Start of Entries

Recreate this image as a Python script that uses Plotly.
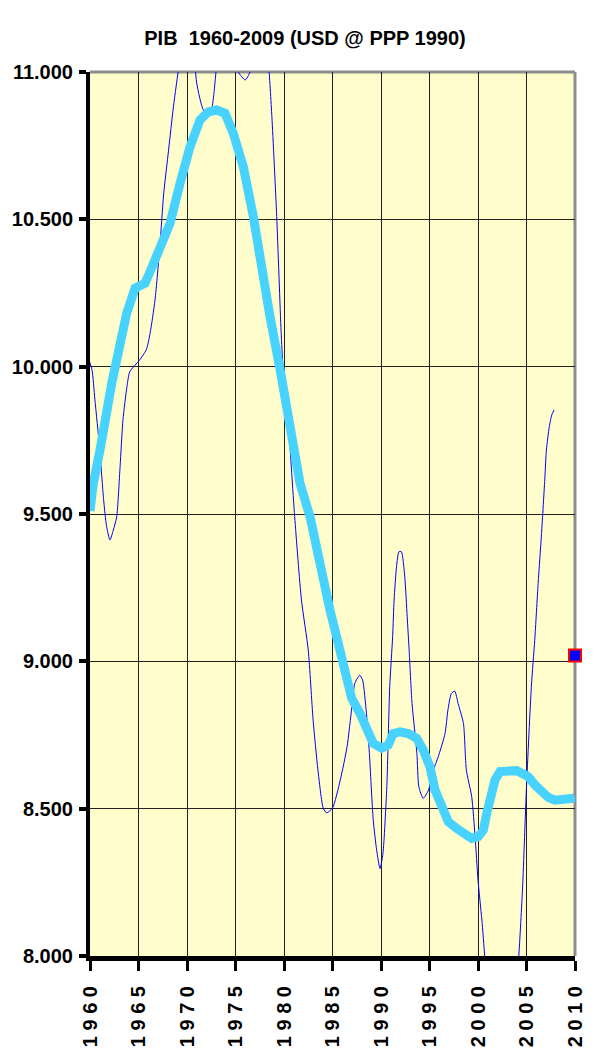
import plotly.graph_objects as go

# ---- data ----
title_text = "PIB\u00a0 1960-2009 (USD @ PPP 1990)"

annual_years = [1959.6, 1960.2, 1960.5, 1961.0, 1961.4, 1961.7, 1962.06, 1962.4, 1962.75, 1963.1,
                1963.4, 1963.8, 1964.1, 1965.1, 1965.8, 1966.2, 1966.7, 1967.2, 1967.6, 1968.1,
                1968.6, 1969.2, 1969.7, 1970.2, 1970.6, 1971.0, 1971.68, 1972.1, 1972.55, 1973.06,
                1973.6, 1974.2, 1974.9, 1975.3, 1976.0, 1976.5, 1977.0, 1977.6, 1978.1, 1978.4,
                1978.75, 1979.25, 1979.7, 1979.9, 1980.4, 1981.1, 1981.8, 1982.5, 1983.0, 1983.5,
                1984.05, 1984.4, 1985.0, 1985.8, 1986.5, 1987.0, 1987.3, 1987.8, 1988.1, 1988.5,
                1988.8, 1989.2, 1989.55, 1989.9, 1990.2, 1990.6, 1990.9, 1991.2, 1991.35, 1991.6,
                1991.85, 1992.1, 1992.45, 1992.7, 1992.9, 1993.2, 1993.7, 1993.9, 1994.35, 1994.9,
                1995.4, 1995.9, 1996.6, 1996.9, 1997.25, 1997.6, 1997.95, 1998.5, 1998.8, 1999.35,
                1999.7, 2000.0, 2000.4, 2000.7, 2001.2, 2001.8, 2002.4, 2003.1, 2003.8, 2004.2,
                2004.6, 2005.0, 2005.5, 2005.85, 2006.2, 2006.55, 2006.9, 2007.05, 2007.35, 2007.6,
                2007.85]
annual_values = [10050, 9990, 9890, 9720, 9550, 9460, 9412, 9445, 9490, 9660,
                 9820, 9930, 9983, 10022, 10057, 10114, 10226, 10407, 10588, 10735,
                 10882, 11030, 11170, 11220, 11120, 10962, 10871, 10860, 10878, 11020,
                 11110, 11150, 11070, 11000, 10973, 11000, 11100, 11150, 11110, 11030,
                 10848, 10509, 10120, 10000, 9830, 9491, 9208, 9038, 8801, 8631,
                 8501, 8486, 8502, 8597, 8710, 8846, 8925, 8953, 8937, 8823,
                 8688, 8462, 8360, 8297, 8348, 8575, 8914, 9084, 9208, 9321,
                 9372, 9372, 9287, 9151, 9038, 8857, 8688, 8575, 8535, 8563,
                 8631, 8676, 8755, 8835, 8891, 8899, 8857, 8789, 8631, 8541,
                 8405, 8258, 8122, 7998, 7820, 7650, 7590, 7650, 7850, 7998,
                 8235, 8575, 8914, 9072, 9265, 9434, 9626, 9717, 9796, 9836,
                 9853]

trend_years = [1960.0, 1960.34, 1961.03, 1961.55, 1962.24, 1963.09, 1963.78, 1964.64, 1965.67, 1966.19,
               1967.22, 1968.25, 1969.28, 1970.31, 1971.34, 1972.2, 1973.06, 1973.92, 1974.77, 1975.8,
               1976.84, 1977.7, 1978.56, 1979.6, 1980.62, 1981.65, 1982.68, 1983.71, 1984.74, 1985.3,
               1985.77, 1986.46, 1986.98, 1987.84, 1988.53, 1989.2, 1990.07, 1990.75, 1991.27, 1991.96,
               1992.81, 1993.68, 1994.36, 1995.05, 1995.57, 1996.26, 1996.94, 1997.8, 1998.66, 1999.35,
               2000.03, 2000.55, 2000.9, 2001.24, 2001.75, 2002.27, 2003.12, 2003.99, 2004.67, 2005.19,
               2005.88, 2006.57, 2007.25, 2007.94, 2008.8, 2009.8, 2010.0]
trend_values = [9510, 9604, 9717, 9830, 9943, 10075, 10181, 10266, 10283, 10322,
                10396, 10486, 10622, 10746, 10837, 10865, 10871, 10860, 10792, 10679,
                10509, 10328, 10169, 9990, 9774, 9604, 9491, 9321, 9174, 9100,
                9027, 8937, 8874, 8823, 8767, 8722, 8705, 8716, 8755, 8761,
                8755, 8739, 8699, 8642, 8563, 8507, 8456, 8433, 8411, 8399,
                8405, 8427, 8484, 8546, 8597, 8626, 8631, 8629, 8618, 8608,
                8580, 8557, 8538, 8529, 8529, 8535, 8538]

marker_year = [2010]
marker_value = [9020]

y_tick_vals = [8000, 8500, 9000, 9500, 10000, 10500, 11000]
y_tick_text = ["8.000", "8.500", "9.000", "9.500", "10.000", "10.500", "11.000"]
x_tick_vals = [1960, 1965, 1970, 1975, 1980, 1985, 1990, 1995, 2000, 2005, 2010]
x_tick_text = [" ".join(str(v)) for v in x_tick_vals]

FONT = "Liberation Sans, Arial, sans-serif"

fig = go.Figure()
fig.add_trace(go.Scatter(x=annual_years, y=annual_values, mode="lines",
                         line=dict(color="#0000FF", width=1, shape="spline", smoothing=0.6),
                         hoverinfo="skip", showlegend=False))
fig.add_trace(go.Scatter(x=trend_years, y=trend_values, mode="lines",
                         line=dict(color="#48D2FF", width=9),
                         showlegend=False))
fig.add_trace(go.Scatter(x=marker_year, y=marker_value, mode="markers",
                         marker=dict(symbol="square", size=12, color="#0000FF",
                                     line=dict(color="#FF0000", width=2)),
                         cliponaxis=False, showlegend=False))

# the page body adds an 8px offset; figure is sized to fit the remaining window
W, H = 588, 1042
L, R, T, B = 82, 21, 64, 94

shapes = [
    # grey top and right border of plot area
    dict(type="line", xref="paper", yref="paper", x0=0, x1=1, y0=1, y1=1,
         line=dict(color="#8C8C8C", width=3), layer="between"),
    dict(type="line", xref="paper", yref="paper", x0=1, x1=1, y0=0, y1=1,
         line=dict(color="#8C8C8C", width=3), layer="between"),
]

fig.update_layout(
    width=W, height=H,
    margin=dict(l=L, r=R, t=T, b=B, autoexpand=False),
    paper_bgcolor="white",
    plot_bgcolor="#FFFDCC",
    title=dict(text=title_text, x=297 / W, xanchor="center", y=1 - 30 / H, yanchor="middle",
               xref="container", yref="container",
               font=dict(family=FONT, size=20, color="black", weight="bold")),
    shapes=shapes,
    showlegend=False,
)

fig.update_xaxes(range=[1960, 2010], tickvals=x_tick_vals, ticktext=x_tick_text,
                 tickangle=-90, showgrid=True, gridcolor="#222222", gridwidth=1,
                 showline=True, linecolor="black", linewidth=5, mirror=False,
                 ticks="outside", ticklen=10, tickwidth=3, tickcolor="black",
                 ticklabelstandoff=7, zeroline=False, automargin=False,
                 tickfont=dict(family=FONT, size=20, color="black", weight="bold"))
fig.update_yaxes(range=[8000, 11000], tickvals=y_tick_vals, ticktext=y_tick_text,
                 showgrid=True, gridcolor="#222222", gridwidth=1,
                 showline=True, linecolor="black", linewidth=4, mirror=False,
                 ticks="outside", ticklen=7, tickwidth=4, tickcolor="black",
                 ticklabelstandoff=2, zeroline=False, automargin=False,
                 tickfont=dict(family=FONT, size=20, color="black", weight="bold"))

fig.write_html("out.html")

End of Entries
Start of Entries

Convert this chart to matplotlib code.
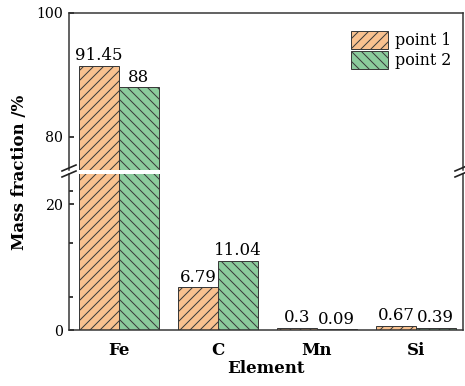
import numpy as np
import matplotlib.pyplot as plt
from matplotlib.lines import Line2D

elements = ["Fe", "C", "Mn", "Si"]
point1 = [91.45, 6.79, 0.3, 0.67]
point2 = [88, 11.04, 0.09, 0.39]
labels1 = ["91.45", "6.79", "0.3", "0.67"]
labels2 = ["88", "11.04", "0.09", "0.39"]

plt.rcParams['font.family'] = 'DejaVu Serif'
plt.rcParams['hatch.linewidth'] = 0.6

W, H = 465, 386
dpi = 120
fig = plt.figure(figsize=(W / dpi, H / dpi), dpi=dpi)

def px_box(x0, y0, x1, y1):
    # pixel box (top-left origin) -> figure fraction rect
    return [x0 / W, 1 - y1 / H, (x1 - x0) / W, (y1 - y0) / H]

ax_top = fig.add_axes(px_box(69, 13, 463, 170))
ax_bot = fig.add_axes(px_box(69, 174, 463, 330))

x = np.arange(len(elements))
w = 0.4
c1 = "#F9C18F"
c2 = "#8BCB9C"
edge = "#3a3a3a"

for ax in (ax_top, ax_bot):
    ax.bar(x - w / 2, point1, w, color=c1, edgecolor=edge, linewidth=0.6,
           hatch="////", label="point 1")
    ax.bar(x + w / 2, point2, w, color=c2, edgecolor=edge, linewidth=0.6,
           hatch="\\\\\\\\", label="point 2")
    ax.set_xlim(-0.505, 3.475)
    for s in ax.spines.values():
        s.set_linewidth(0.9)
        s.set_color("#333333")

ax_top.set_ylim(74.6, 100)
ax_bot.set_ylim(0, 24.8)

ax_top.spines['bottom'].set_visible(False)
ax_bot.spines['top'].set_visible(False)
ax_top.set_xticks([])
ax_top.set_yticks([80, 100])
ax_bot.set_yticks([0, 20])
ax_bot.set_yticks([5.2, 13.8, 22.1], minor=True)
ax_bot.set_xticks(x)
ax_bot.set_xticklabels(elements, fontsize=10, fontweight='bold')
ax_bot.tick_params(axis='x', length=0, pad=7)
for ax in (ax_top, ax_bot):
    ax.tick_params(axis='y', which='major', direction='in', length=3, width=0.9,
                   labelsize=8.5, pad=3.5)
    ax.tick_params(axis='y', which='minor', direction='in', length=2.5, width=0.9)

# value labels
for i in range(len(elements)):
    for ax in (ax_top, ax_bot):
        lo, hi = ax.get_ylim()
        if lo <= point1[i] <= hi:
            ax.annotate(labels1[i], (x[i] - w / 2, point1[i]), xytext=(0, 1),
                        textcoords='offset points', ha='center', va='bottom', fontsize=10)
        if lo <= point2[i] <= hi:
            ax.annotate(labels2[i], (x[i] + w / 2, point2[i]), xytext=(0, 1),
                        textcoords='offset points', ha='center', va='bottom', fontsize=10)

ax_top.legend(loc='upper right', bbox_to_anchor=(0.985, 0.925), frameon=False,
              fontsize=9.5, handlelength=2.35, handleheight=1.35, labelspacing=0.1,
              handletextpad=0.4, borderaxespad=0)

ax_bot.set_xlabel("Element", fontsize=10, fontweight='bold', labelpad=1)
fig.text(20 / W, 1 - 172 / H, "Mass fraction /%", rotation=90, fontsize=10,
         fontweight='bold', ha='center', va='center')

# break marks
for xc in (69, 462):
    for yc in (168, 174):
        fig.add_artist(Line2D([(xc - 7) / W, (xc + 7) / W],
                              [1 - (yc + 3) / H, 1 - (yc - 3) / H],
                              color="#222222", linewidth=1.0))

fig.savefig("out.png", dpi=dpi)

End of Entries

### Prompt
Copy out, exactly, every line from the one that contains "Recreate this image" through the one that contains "1960-2009 (USD @". Pictures stay out of the copy.

### Completed exercise
Recreate this image as a Python script that uses Plotly.
import plotly.graph_objects as go

# ---- data ----
title_text = "PIB\u00a0 1960-2009 (USD @ PPP 1990)"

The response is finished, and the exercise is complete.